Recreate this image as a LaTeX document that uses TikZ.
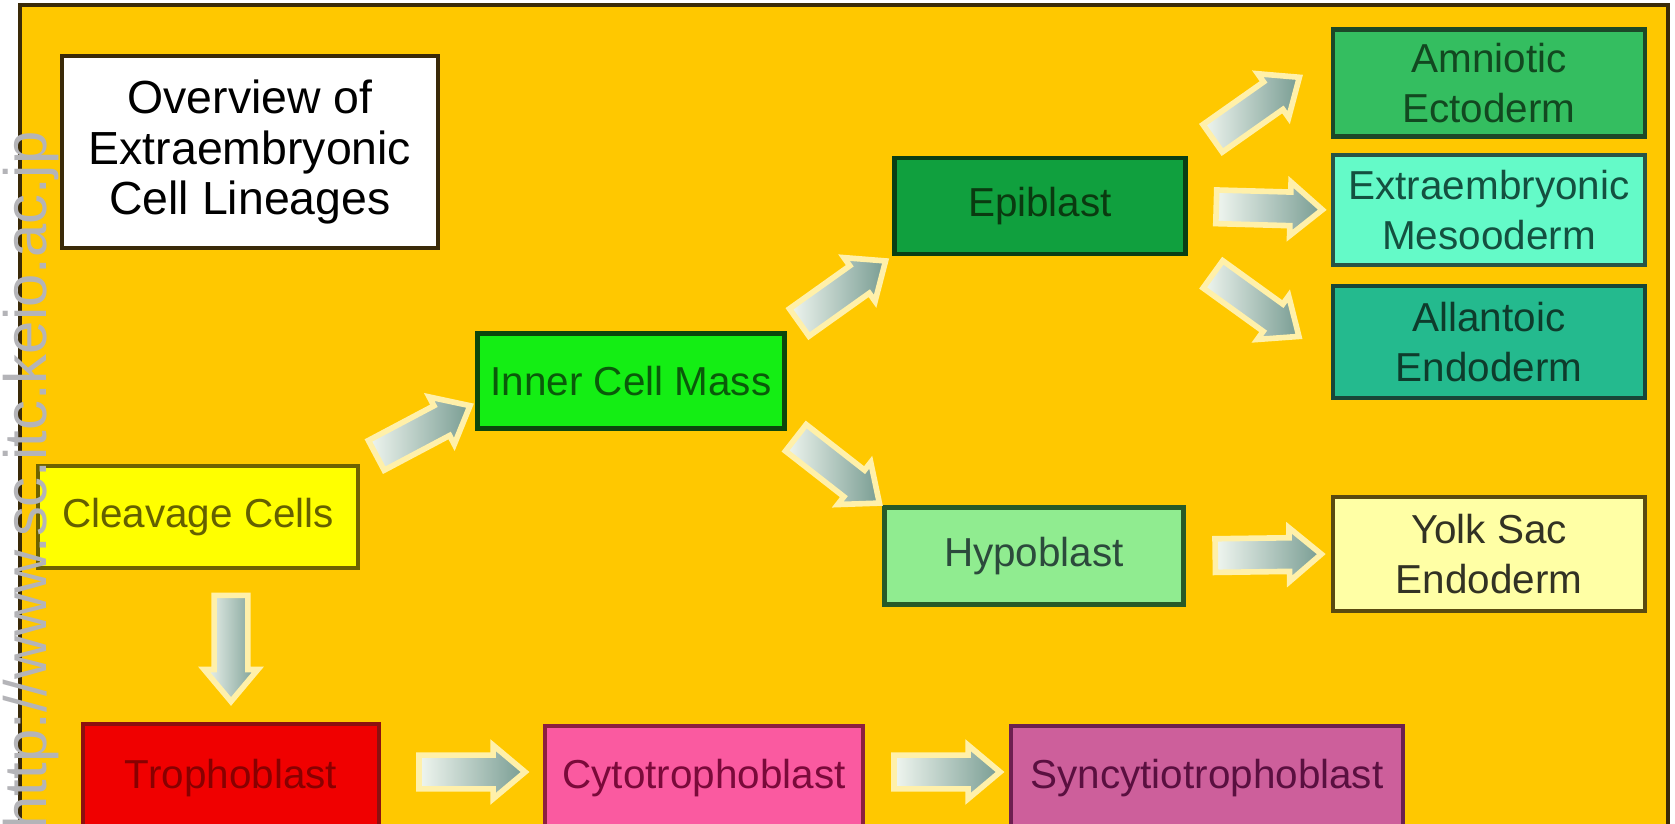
\documentclass[tikz,border=0pt]{standalone}
\usepackage{fontspec}
\setmainfont{Liberation Sans}
\usetikzlibrary{shapes.arrows,calc}

\definecolor{gold}{RGB}{255,200,0}
\definecolor{frameline}{RGB}{58,42,8}
\definecolor{arrowtail}{RGB}{240,246,240}
\definecolor{arrowtip}{RGB}{120,156,146}
\definecolor{glow}{RGB}{255,240,170}
\definecolor{wmgray}{RGB}{180,180,184}

\tikzset{
  cell/.style={draw, line width=1.2pt, align=center, inner sep=0pt,
    minimum width=3.12cm, minimum height=1.1cm,
    font=\fontsize{11.5}{14}\selectfont},
  fatarrow/.style={single arrow, sloped, allow upside down,
    inner xsep=0pt, inner ysep=0.14cm, minimum height=1.06cm,
    single arrow head extend=0.1cm, single arrow tip angle=80,
    draw=glow, line width=1.6pt, left color=arrowtail, right color=arrowtip},
}

\begin{document}
\begin{tikzpicture}[x=0.01cm, y=-0.01cm]
  \useasboundingbox (0,0) rectangle (1675,824);
  \clip (0,0) rectangle (1675,824);
  \fill[white] (0,0) rectangle (1675,824);
  \fill[gold] (20,5) rectangle (1668,840);
  \draw[frameline, line width=1.3pt] (20,840) -- (20,5) -- (1668,5) -- (1668,840);

  \node[cell, fill=white, draw=frameline, minimum width=3.76cm, minimum height=1.92cm,
    font=\fontsize{13.2}{14.3}\selectfont] (title) at (250,152)
    {Overview of\\Extraembryonic\\Cell Lineages};
  \node[cell, fill={rgb,255:red,255;green,255;blue,0}, draw={rgb,255:red,110;green,98;blue,0},
    text={rgb,255:red,100;green,96;blue,0}, minimum width=3.2cm, minimum height=1.02cm] (cc) at (198,517) {Cleavage Cells};
  \node[cell, fill={rgb,255:red,20;green,238;blue,20}, draw={rgb,255:red,12;green,70;blue,12},
    text={rgb,255:red,10;green,90;blue,10}, minimum width=3.07cm, minimum height=0.95cm] (icm) at (631,381) {Inner Cell Mass};
  \node[cell, fill={rgb,255:red,16;green,160;blue,62}, draw={rgb,255:red,10;green,62;blue,20},
    text={rgb,255:red,10;green,58;blue,16}, minimum width=2.91cm, minimum height=0.96cm] (epi) at (1040,206) {Epiblast};
  \node[cell, fill={rgb,255:red,144;green,236;blue,144}, draw={rgb,255:red,40;green,90;blue,40},
    text={rgb,255:red,44;green,74;blue,60}, minimum width=2.99cm, minimum height=0.97cm] (hypo) at (1034,556) {Hypoblast};

  \node[cell, fill={rgb,255:red,52;green,190;blue,96}, draw={rgb,255:red,28;green,72;blue,40},
    text={rgb,255:red,18;green,72;blue,32}, minimum height=1.07cm] (amn) at (1489,83) {Amniotic\\Ectoderm};
  \node[cell, fill={rgb,255:red,100;green,250;blue,200}, draw={rgb,255:red,40;green,84;blue,70},
    text={rgb,255:red,20;green,80;blue,64}] (exm) at (1489,210) {Extraembryonic\\Mesooderm};
  \node[cell, fill={rgb,255:red,36;green,186;blue,142}, draw={rgb,255:red,24;green,70;blue,56},
    text={rgb,255:red,14;green,60;blue,44}, minimum height=1.12cm] (all) at (1489,342) {Allantoic\\Endoderm};
  \node[cell, fill={rgb,255:red,255;green,255;blue,165}, draw={rgb,255:red,90;green,74;blue,16},
    text={rgb,255:red,50;green,50;blue,36}, minimum height=1.14cm] (yolk) at (1489,554) {Yolk Sac\\Endoderm};

  \node[cell, fill={rgb,255:red,240;green,0;blue,0}, draw={rgb,255:red,140;green,16;blue,16},
    text={rgb,255:red,136;green,0;blue,0}, minimum width=2.96cm, minimum height=1.08cm] (tro) at (231,778) {Trophoblast};
  \node[cell, fill={rgb,255:red,250;green,90;blue,160}, draw={rgb,255:red,140;green,32;blue,64},
    text={rgb,255:red,122;green,10;blue,58}, minimum width=3.18cm, minimum height=1.04cm] (cyto) at (704,778) {Cytotrophoblast};
  \node[cell, fill={rgb,255:red,205;green,95;blue,155}, draw={rgb,255:red,108;green,32;blue,80},
    text={rgb,255:red,90;green,16;blue,64}, minimum width=3.92cm, minimum height=1.04cm] (syn) at (1207,778) {Syncytiotrophoblast};

  \path (cc.north east) -- node[fatarrow, pos=0.47] {} (icm.188);
  \path (icm.north east) -- node[fatarrow, pos=0.45] {} (epi.south west);
  \path (icm.south east) -- node[fatarrow, pos=0.45] {} (hypo.north west);
  \path (epi.north east) -- node[fatarrow, pos=0.42] {} ($(amn.west)!0.5!(amn.north west)$);
  \path (epi.east) -- node[fatarrow] {} (exm.west);
  \path (epi.south east) -- node[fatarrow, pos=0.42] {} ($(all.west)!0.3!(all.south west)$);
  \path (hypo.east) -- node[fatarrow] {} (yolk.west);
  \path (tro.north |- cc.south) -- node[fatarrow, pos=0.45] {} (tro.north);
  \path (tro.east) -- node[fatarrow, yshift=0.06cm] {} (cyto.west);
  \path (cyto.east) -- node[fatarrow, yshift=0.06cm] {} (syn.west);

  \node[rotate=90, anchor=base west, text=wmgray, inner sep=0pt,
    font=\fontsize{17}{17}\selectfont] (wm) at (46,830) {http://www.sc.itc.keio.ac.jp};
\end{tikzpicture}
\end{document}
===
* [TASK TO COMPLETE]:
The data should be printed again unchanged; leave its pictures out.

* [OUTPUT]:
Recreate this image as a LaTeX document that uses TikZ.
\documentclass[tikz,border=0pt]{standalone}
\usepackage{fontspec}
\setmainfont{Liberation Sans}
\usetikzlibrary{shapes.arrows,calc}

\definecolor{gold}{RGB}{255,200,0}
\definecolor{frameline}{RGB}{58,42,8}
\definecolor{arrowtail}{RGB}{240,246,240}
\definecolor{arrowtip}{RGB}{120,156,146}
\definecolor{glow}{RGB}{255,240,170}
\definecolor{wmgray}{RGB}{180,180,184}

\tikzset{
  cell/.style={draw, line width=1.2pt, align=center, inner sep=0pt,
    minimum width=3.12cm, minimum height=1.1cm,
    font=\fontsize{11.5}{14}\selectfont},
  fatarrow/.style={single arrow, sloped, allow upside down,
    inner xsep=0pt, inner ysep=0.14cm, minimum height=1.06cm,
    single arrow head extend=0.1cm, single arrow tip angle=80,
    draw=glow, line width=1.6pt, left color=arrowtail, right color=arrowtip},
}

\begin{document}
\begin{tikzpicture}[x=0.01cm, y=-0.01cm]
  \useasboundingbox (0,0) rectangle (1675,824);
  \clip (0,0) rectangle (1675,824);
  \fill[white] (0,0) rectangle (1675,824);
  \fill[gold] (20,5) rectangle (1668,840);
  \draw[frameline, line width=1.3pt] (20,840) -- (20,5) -- (1668,5) -- (1668,840);

  \node[cell, fill=white, draw=frameline, minimum width=3.76cm, minimum height=1.92cm,
    font=\fontsize{13.2}{14.3}\selectfont] (title) at (250,152)
    {Overview of\\Extraembryonic\\Cell Lineages};
  \node[cell, fill={rgb,255:red,255;green,255;blue,0}, draw={rgb,255:red,110;green,98;blue,0},
    text={rgb,255:red,100;green,96;blue,0}, minimum width=3.2cm, minimum height=1.02cm] (cc) at (198,517) {Cleavage Cells};
  \node[cell, fill={rgb,255:red,20;green,238;blue,20}, draw={rgb,255:red,12;green,70;blue,12},
    text={rgb,255:red,10;green,90;blue,10}, minimum width=3.07cm, minimum height=0.95cm] (icm) at (631,381) {Inner Cell Mass};
  \node[cell, fill={rgb,255:red,16;green,160;blue,62}, draw={rgb,255:red,10;green,62;blue,20},
    text={rgb,255:red,10;green,58;blue,16}, minimum width=2.91cm, minimum height=0.96cm] (epi) at (1040,206) {Epiblast};
  \node[cell, fill={rgb,255:red,144;green,236;blue,144}, draw={rgb,255:red,40;green,90;blue,40},
    text={rgb,255:red,44;green,74;blue,60}, minimum width=2.99cm, minimum height=0.97cm] (hypo) at (1034,556) {Hypoblast};

  \node[cell, fill={rgb,255:red,52;green,190;blue,96}, draw={rgb,255:red,28;green,72;blue,40},
    text={rgb,255:red,18;green,72;blue,32}, minimum height=1.07cm] (amn) at (1489,83) {Amniotic\\Ectoderm};
  \node[cell, fill={rgb,255:red,100;green,250;blue,200}, draw={rgb,255:red,40;green,84;blue,70},
    text={rgb,255:red,20;green,80;blue,64}] (exm) at (1489,210) {Extraembryonic\\Mesooderm};
  \node[cell, fill={rgb,255:red,36;green,186;blue,142}, draw={rgb,255:red,24;green,70;blue,56},
    text={rgb,255:red,14;green,60;blue,44}, minimum height=1.12cm] (all) at (1489,342) {Allantoic\\Endoderm};
  \node[cell, fill={rgb,255:red,255;green,255;blue,165}, draw={rgb,255:red,90;green,74;blue,16},
    text={rgb,255:red,50;green,50;blue,36}, minimum height=1.14cm] (yolk) at (1489,554) {Yolk Sac\\Endoderm};

  \node[cell, fill={rgb,255:red,240;green,0;blue,0}, draw={rgb,255:red,140;green,16;blue,16},
    text={rgb,255:red,136;green,0;blue,0}, minimum width=2.96cm, minimum height=1.08cm] (tro) at (231,778) {Trophoblast};
  \node[cell, fill={rgb,255:red,250;green,90;blue,160}, draw={rgb,255:red,140;green,32;blue,64},
    text={rgb,255:red,122;green,10;blue,58}, minimum width=3.18cm, minimum height=1.04cm] (cyto) at (704,778) {Cytotrophoblast};
  \node[cell, fill={rgb,255:red,205;green,95;blue,155}, draw={rgb,255:red,108;green,32;blue,80},
    text={rgb,255:red,90;green,16;blue,64}, minimum width=3.92cm, minimum height=1.04cm] (syn) at (1207,778) {Syncytiotrophoblast};

  \path (cc.north east) -- node[fatarrow, pos=0.47] {} (icm.188);
  \path (icm.north east) -- node[fatarrow, pos=0.45] {} (epi.south west);
  \path (icm.south east) -- node[fatarrow, pos=0.45] {} (hypo.north west);
  \path (epi.north east) -- node[fatarrow, pos=0.42] {} ($(amn.west)!0.5!(amn.north west)$);
  \path (epi.east) -- node[fatarrow] {} (exm.west);
  \path (epi.south east) -- node[fatarrow, pos=0.42] {} ($(all.west)!0.3!(all.south west)$);
  \path (hypo.east) -- node[fatarrow] {} (yolk.west);
  \path (tro.north |- cc.south) -- node[fatarrow, pos=0.45] {} (tro.north);
  \path (tro.east) -- node[fatarrow, yshift=0.06cm] {} (cyto.west);
  \path (cyto.east) -- node[fatarrow, yshift=0.06cm] {} (syn.west);

  \node[rotate=90, anchor=base west, text=wmgray, inner sep=0pt,
    font=\fontsize{17}{17}\selectfont] (wm) at (46,830) {http://www.sc.itc.keio.ac.jp};
\end{tikzpicture}
\end{document}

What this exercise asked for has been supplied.